Thousands Mourn Fallen Chicago Firefighter

The procession moves along 103rd Street before a funeral Mass for Chicago firefighter Christopher Wheatley in St. John Fisher Catholic Church Friday.

Chicago Tribune via Yellowbrix

August 14, 2010

Under the blazing sun, they waited.

In their crisp blue uniforms and white gloves, hundreds of firefighters in perfect formation outside the funeral home waited.

For more than two miles along the hushed street, children on bicycles and old men waving American flags waited.

Outside St. John Fisher Catholic Church, in the grassy yards of strangers, hundreds more waited.

And when the flag-draped coffin of Chicago firefighter Christopher Wheatley arrived on Engine 5, they honored him.

The bagpipes fell silent. The salutes held strong. The tears flowed.

One by one, the pallbearers lifted Wheatley’s coffin and carried it into the church. Behind them, Wheatley’s family — holding hands and crying softly — followed.

When Wheatley became a firefighter two years ago, after eight years as a paramedic, his mother, Mary, worried about her only son, the Rev. Thomas Mulcrone told the packed church of more than 1,000 at the funeral Mass on Friday. Fire officials estimated an additional 2,000 — from across the Chicago area and as far as New York and Boston — listened through loudspeakers outside.

“I want you to tell (your chief) you can’t do anything dangerous, and if he asks why, tell him your mother said so,” his mother had told him.

But Wheatley, who as a boy would painstakingly line up his toy firetrucks and firefighters so not a one was crooked, loved being a firefighter.

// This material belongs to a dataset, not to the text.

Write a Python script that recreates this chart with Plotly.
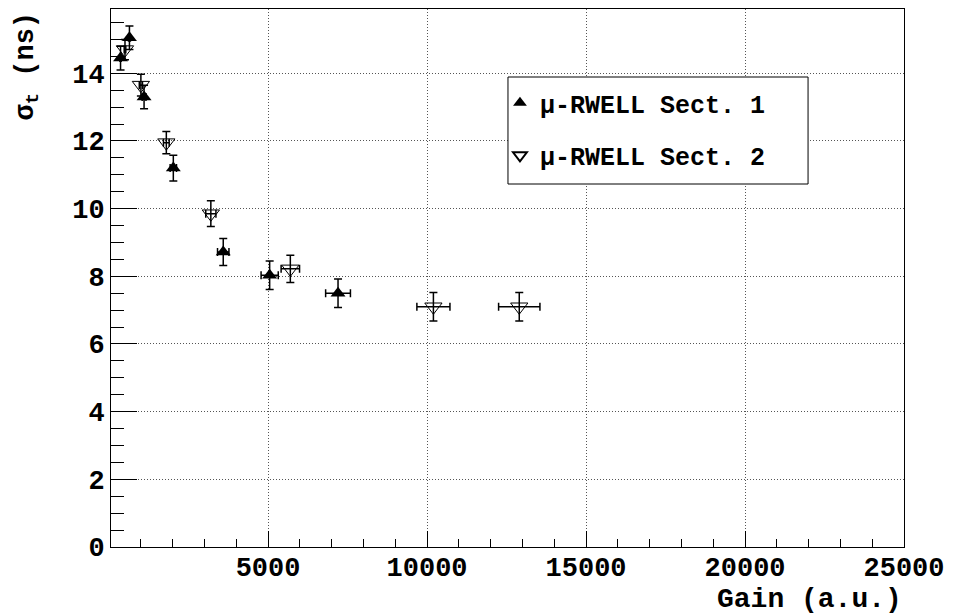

He exuded a passion for his job, for running into a burning building when those inside were running out.

“Chris was the type of firefighter you wanted sitting next to you at the kitchen table, and he was definitely the guy you wanted with you when you were crawling down the hallway and the fire was rolling across the ceiling overhead,” Mulcrone said.

He exemplified all the qualities of a firefighter and paramedic — pride, respect, courtesy, teacher, helper, worker — said fire Commissioner Robert Hoff, whose firefighter father imparted that list to him before he was killed in the line of duty.

Wheatley, who grew up in Lemont and played Little League baseball, died when he slipped off a fire-escape ladder at a West Loop restaurant Monday. He was weighed down by more than 40 pounds of equipment when he fell to his death.

“Rest in peace, brother,” Hoff said.

Wheatley, 31, is the first Chicago firefighter to die battling a blaze in more than a decade.

During the Mass, the International Association of Fire Fighters awarded Wheatley’s family — his mother, father Daniel, sister Kim Skubic, brother-in-law Chris Skubic and fiancee Jessica Roberts — the medal of honor.

The night of his death, Wheatley’s mother said the loss of her son is a hole that can never be filled.

As devoted as he was to the department, and as committed as he was to his favorite football team, above all else, Wheatley loved his family.

“And how he loved you, Jessica,” Mulcrone said.

Nearly everything Wheatley owned, including the tailgating grill his fiancee helped him score, sported the Chicago Bears logo. It seemed only fitting that when Truck 2 arrived at the church Friday morning, resting on top was a Bears flower arrangement.

“Chris is finding out the gates of heaven are not blue and orange,” said Timothy Mannix, Wheatley’s cousin and godfather.

The miles-long procession to the cemetery included more than 20 firetrucks from throughout the Chicago area and a line of cars flying miniature Bears flags. As they passed, firefighters flanked both sides of the street and saluted a final time.

As Engine 5, Wheatley’s engine, turned the corner, the sun caught light of words emblazoned on the side: “We’re here when you need us.”